Sunday, September 25, 2005

Israeli Occupation? Moslems are Just Being Modest

Like the rest of the world, the Palestinian Arabs and the Moslem world as a whole gives a geshrei about the Israeli 'occupation' along with cries of American 'occupation' of Iraq, imperialism, globalization, etc.

Moslem history is worth looking at in comparison.

In an article for The New Yorker back in 2001 entitled the The Revolt of Islam Bernard Lewis writes about the European counter-attack against Moslem invasion during the Middle Ages:

The Tatars were expelled from Russia, and the Moors from Spain. But in southeastern Europe, where the Ottoman sultan confronted first the Byzantine and then the Holy Roman Emperor, Muslim power prevailed, and these setbacks were seen as minor and peripheral. As late as the seventeenth century, Turkish pashas still ruled in Budapest and Belgrade, Turkish armies were besieging Vienna, and Barbary corsairs were raiding lands as distant as the British Isles and, on one occasion, in 1627, even Iceland. [emphasis added]

The material in the article appears also in Lewis' The Crisis of Islam (see page 51).

On page 34 of that book, he describes the beginning of Moslem Imperialism:

The then Christian provinces of Syria, Palestine, Egypt, and North Africa were absorbed and in due course Islamized and Arabized, and they served as bases for the further invasion of Europe and the conquest of Spain and Portugal and much of southern Italy.
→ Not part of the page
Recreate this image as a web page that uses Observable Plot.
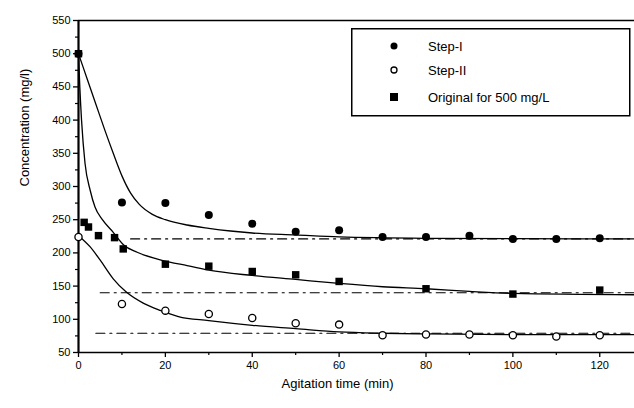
<!DOCTYPE html>
<html><head><meta charset="utf-8">
<script src="https://cdn.jsdelivr.net/npm/d3@7"></script>
<script src="https://cdn.jsdelivr.net/npm/@observablehq/plot@0.6"></script>
<style>
body{margin:0;background:#fff;}
#wrap{position:relative;width:634px;height:408px;font-family:"Liberation Sans",Arial,sans-serif;}
#legend{position:absolute;left:351px;top:28px;}
</style></head><body><div id="wrap"></div>
<script>
// measured points
const stepITime = [0,10,20,30,40,50,60,70,80,90,100,110,120];
const stepIConc = [500,276,275,257,244,232,234,224,224,226,221,221,222];
const stepIITime = [0,10,20,30,40,50,60,70,80,90,100,110,120];
const stepIIConc = [224,123,113,108,102,94,92,76,77,77,76,74,76];
const origTime = [0,1.3,2.3,4.6,8.3,10.3,20,30,40,50,60,80,100,120];
const origConc = [500,246,239,226,223,206,183,180,172,167,157,146,138,144];
// fitted curves
const fitITime = [0,2,4,6,8,10,12,14,17,20,25,30,35,40,50,60,80,100,128];
const fitIConc = [500,462,424,386,350,316,290,273,258,250,242,237,233,230,227,224,222,221.5,221];
const fitOTime = [0,0.3,0.7,1.5,2.7,3.8,5.5,8,10.4,13.5,18,21,25,30,40,50,60,70,80,90,100,128];
const fitOConc = [500,450,400,335,294,269,250,231,212,201,191,186,181,174,166,160,154,149,146,142,139,137];
const fitIITime = [0,2.7,5,8,11,15,19,23,30,40,50,60,70,80,100,128];
const fitIIConc = [226,209,189,161,141,124,113,104,98,91,86,81,79,78,77,77];
// dash-dot equilibrium lines
const eqStart = [12,5,4];
const eqEnd = [128,128,128];
const eqConc = [221,140,79];
// ticks
const xTicks = [0,20,40,60,80,100,120];
const xMinor = [10,30,50,70,90,110];
const yTicks = [50,100,150,200,250,300,350,400,450,500,550];
const yMinor = [75,125,175,225,275,325,375,425,475,525];
const seriesNames = ["Step-I","Step-II","Original for 500 mg/L"];

const zip = (t, v) => t.map((d, i) => ({t: d, v: v[i]}));
const eqData = eqStart.flatMap((s, i) => [{k: i, t: s, v: eqConc[i]}, {k: i, t: eqEnd[i], v: eqConc[i]}]);

const font = '"Liberation Sans", Arial, sans-serif';
const chart = Plot.plot({
  width: 634, height: 408,
  marginLeft: 78, marginRight: 0, marginTop: 20, marginBottom: 56,
  style: {fontFamily: font, fontSize: "11px", background: "white", color: "black"},
  x: {domain: [0, 128]},
  y: {domain: [50, 550]},
  marks: [
    Plot.axisX({ticks: xTicks, tickSize: 5, tickPadding: 4, label: null, fontSize: 11, strokeWidth: 1.3}),
    Plot.axisX({ticks: xMinor, tickSize: 3, text: null, label: null, strokeWidth: 1.2}),
    Plot.axisY({ticks: yTicks, tickSize: 5, tickPadding: 3, label: null, fontSize: 11, strokeWidth: 1.3}),
    Plot.axisY({ticks: yMinor, tickSize: 3, text: null, label: null, strokeWidth: 1.2}),
    Plot.ruleY([550], {strokeWidth: 1.3}),
    Plot.line(eqData, {x: "t", y: "v", z: "k", stroke: "black", strokeWidth: 1.2, strokeDasharray: "9,5,2,5"}),
    Plot.line(zip(fitITime, fitIConc), {x: "t", y: "v", curve: "monotone-x", stroke: "black", strokeWidth: 1.3}),
    Plot.line(zip(fitOTime, fitOConc), {x: "t", y: "v", curve: "monotone-x", stroke: "black", strokeWidth: 1.3}),
    Plot.line(zip(fitIITime, fitIIConc), {x: "t", y: "v", curve: "monotone-x", stroke: "black", strokeWidth: 1.3}),
    Plot.ruleX([0], {strokeWidth: 2.2}),
    Plot.ruleY([50], {strokeWidth: 1.6}),
    Plot.dot(zip(origTime, origConc), {x: "t", y: "v", symbol: "square", r: 4.2, fill: "black", stroke: "none"}),
    Plot.dot(zip(stepITime, stepIConc), {x: "t", y: "v", symbol: "circle", r: 4, fill: "black", stroke: "none"}),
    Plot.dot(zip(stepIITime, stepIIConc), {x: "t", y: "v", symbol: "circle", r: 3.6, fill: "white", stroke: "black", strokeWidth: 1.3}),
    Plot.text(["Concentration (mg/l)"], {frameAnchor: "left", rotate: -90, dx: -54, fontSize: 13}),
    Plot.text(["Agitation time (min)"], {frameAnchor: "bottom", dx: -19, dy: 35, fontSize: 13})
  ]
});
const wrap = document.getElementById("wrap");
wrap.appendChild(chart);

// legend
const lg = d3.create("svg").attr("id", "legend").attr("width", 281).attr("height", 90)
  .style("font-family", font);
lg.append("rect").attr("x", 0.75).attr("y", 0.75).attr("width", 278).attr("height", 87)
  .attr("fill", "white").attr("stroke", "black").attr("stroke-width", 1.5);
const rowsY = [18, 42, 69];
lg.append("circle").attr("cx", 43).attr("cy", rowsY[0]).attr("r", 3.5).attr("fill", "black");
lg.append("circle").attr("cx", 43).attr("cy", rowsY[1]).attr("r", 3).attr("fill", "white").attr("stroke", "black").attr("stroke-width", 1.3);
lg.append("rect").attr("x", 39).attr("y", rowsY[2] - 4).attr("width", 8).attr("height", 8).attr("fill", "black");
seriesNames.forEach((n, i) => {
  lg.append("text").attr("x", 77).attr("y", rowsY[i]).attr("dy", "0.35em")
    .attr("font-size", 13).text(n);
});
wrap.appendChild(lg.node());
</script></body></html>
By the early eighth century the conquering Arab armies were even advancing beyond the Pyrenees into France. [emphasis added]

Lewis describes the European attempt to end the Moslem occupation in contemporary terms:

By this time the jihad had become almost entirely defensive--resisting the Reconquest in Spain and Russia, resisting the movements for national self-liberation by the Christian subjects of the Ottoman Empire, and finally, as Muslims see it, defending the very heartlands of Islam against infidel attack. [emphasis added]

Lewis adds how Moslems describe this period of Christian self-liberation:

This phase has come to be known as imperialism.

Apparently Zionism is not the first nationalist movement to be labeled 'imperialist' by the Moslem world.